Workers’ Compensation Attorneys – Lyme Disease a Disability under New Jersey Law Against Disability




Petrillo & Goldberg Law.

Petrillo & Goldberg Law.

Pennsauken, NJ (Law Firm Newswire) November 22, 2016 – The Appellate Division decided to reverse a trial court’s dismissal of a disability discrimination case in which the plaintiff was an employee who received a diagnosis of Lyme disease.

Matthew Cook was employed as a printing machine operator at Gregory Press since 2002. In 2011, he consulted a neurologist who believed he might have a demyelinating disease – a condition resulting in damage to the myelin sheath surrounding nerve fibers in the brain and spinal cord.

Cook took one day off from work, in 2011, to have an MRI, which revealed myelitis. His physician recommended that he have a spinal tap to discover whether he might have multiple sclerosis, Lyme disease or a virus.
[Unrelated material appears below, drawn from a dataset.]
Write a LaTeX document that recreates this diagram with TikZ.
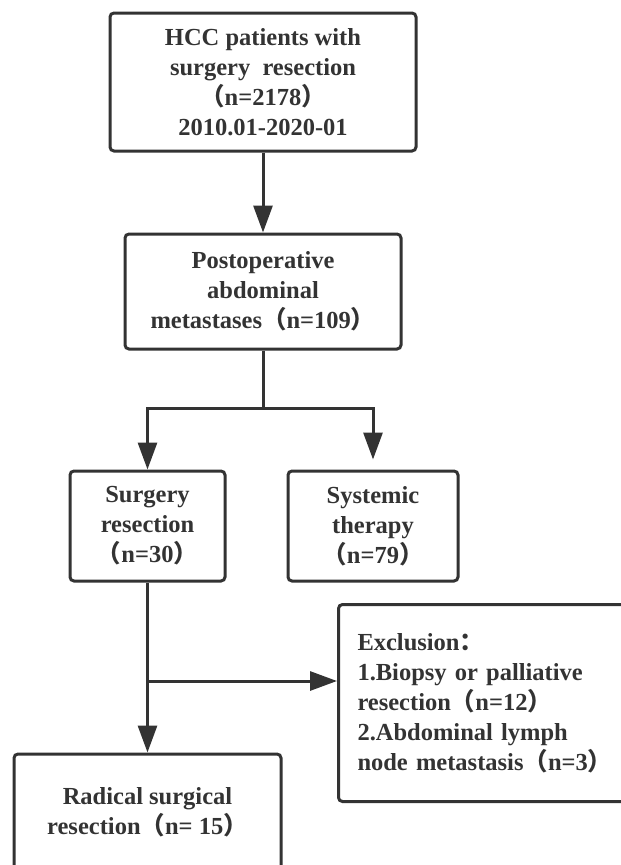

While his boss gave him time off to have the spinal tap, he said it was possible that Cook had nothing wrong with him.

Prominent South Jersey workers’ compensation attorneys Petrillo & Goldberg, said, “In many cases, such as the one presented here, employers often act hastily in terminating an employee when it becomes apparent that the employee may have a disability.” “Wrongfully terminated employees are advised to seek counsel from a workers’ compensation attorney to recover damages and hold the employer accountable,” the attorneys add.

The spinal tap caused complications such as dizziness and headaches. Cook’s physician prescribed medication to combat the symptoms and the side effects, as the plaintiff was unable to work. The physician faxed a note to Cook’s boss, stating that Cook had to be off from work until his release later that week. When Cook telephoned his boss to request more time off, his boss said that he had to return to work by September 21, 2011.

Cook did not feel sufficiently well to return to work by September 21, but he did. Cook made a production error, which caused a printing job to be delayed, after which his boss yelled at him for making the error. Cook told his boss to stop yelling at him. A short time later, Cook was terminated from his employment.

Subsequently, Cook was diagnosed with Lyme disease. His physician observed that the Lyme disease, in conjunction with the reaction to the spinal tap, had an adverse effect on Cook’s ability to manage stress.

Under the New Jersey Law Against Discrimination (NJLAD), Cook filed a lawsuit alleging wrongful termination and failure to make reasonable accommodations. The trial judge dismissed Cook’s case after determining that Cook was fired because of his bad attitude, and not due to his disability.

Under the NJLAD, disability is defined much more broadly than under the Americans with Disabilities Act (ADA). According to the NJLAD, the plaintiff only has to prove a physical or psychological condition which restricts the use of a bodily or mental function. The plaintiff is not required to show a substantial limitation of a significant life activity, as is the case under the ADA.

The Appellate Division concluded that Lyme disease is a serious condition that is considered a disability under the NJLAD. It found that Cook’s physician determined that his patient, while working for Gregory Press, fell ill with Lyme disease which had a negative impact on Cook’s capacity to work.

Furthermore, the court decided that a jury could make the inference that the employer knew of the disability and, when Cook he requested time off from work, it was possible to reasonably accommodate him.